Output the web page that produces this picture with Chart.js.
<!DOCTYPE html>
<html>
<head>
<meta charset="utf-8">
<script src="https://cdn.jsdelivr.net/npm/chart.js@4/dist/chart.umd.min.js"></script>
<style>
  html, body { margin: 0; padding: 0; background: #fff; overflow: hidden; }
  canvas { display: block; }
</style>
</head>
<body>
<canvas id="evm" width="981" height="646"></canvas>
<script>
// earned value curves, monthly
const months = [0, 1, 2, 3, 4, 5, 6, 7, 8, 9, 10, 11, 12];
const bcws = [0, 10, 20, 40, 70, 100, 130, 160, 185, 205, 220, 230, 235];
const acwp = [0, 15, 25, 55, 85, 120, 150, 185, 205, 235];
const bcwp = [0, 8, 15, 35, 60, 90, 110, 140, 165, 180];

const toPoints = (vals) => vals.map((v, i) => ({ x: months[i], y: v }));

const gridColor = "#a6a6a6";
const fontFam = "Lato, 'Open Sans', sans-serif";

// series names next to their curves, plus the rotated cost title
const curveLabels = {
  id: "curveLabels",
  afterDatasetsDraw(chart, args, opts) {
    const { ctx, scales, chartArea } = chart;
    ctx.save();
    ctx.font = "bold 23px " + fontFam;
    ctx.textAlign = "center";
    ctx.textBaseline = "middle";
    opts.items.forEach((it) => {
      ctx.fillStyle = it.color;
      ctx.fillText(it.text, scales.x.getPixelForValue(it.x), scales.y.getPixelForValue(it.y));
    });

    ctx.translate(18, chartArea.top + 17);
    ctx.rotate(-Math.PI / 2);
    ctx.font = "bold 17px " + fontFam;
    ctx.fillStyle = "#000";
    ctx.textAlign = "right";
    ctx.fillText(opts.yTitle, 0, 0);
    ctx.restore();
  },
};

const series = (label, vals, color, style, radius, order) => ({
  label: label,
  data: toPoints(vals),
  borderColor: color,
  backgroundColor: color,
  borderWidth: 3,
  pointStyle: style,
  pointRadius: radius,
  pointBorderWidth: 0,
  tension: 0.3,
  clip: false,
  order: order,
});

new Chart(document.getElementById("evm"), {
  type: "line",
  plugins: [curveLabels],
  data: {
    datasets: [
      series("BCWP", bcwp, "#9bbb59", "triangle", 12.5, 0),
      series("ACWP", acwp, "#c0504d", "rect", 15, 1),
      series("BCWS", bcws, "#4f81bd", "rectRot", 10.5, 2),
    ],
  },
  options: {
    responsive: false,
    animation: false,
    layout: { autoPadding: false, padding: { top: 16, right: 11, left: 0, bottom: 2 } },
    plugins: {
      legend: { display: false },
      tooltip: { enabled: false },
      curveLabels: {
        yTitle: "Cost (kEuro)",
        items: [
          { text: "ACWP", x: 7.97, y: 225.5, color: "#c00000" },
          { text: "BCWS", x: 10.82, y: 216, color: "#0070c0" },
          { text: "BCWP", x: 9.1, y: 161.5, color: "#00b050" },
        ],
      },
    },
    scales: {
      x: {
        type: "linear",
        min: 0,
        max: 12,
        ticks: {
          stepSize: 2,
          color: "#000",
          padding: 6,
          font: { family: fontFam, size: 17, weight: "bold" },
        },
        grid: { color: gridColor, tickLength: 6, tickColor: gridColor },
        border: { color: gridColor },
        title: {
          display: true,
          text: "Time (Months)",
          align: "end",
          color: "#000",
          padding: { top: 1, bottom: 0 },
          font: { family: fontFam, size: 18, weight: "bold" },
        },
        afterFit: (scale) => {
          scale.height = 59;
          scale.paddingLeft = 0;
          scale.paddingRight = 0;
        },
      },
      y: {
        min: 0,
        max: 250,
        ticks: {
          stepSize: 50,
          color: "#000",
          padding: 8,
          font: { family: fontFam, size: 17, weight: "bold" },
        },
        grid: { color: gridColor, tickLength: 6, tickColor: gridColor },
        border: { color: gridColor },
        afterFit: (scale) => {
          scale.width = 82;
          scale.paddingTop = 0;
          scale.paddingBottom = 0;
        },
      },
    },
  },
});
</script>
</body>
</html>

==

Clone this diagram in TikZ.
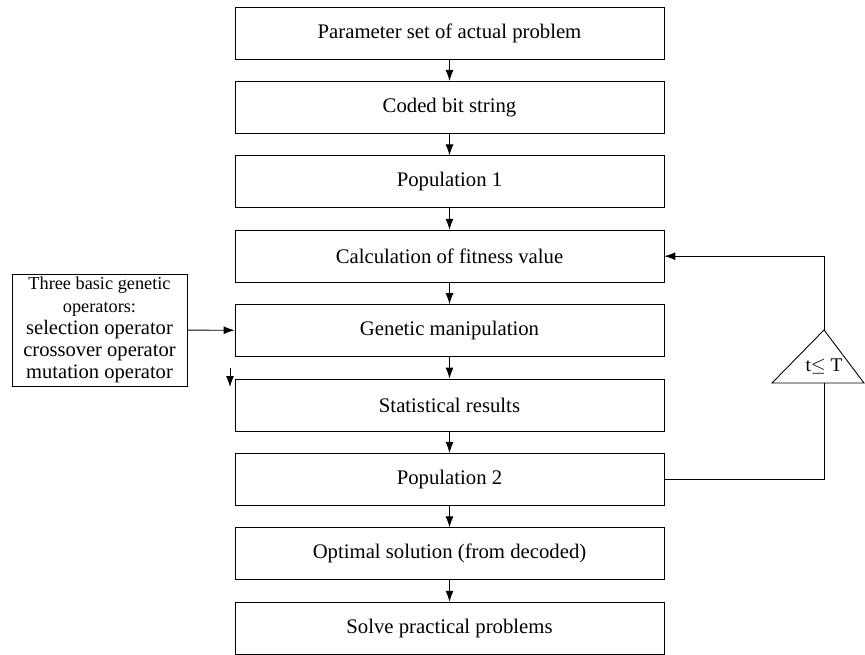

# What you should do
Search the lines above for the string "this", then show every one that has it.

# Solution
Output the web page that produces this picture with Chart.js.
Clone this diagram in TikZ.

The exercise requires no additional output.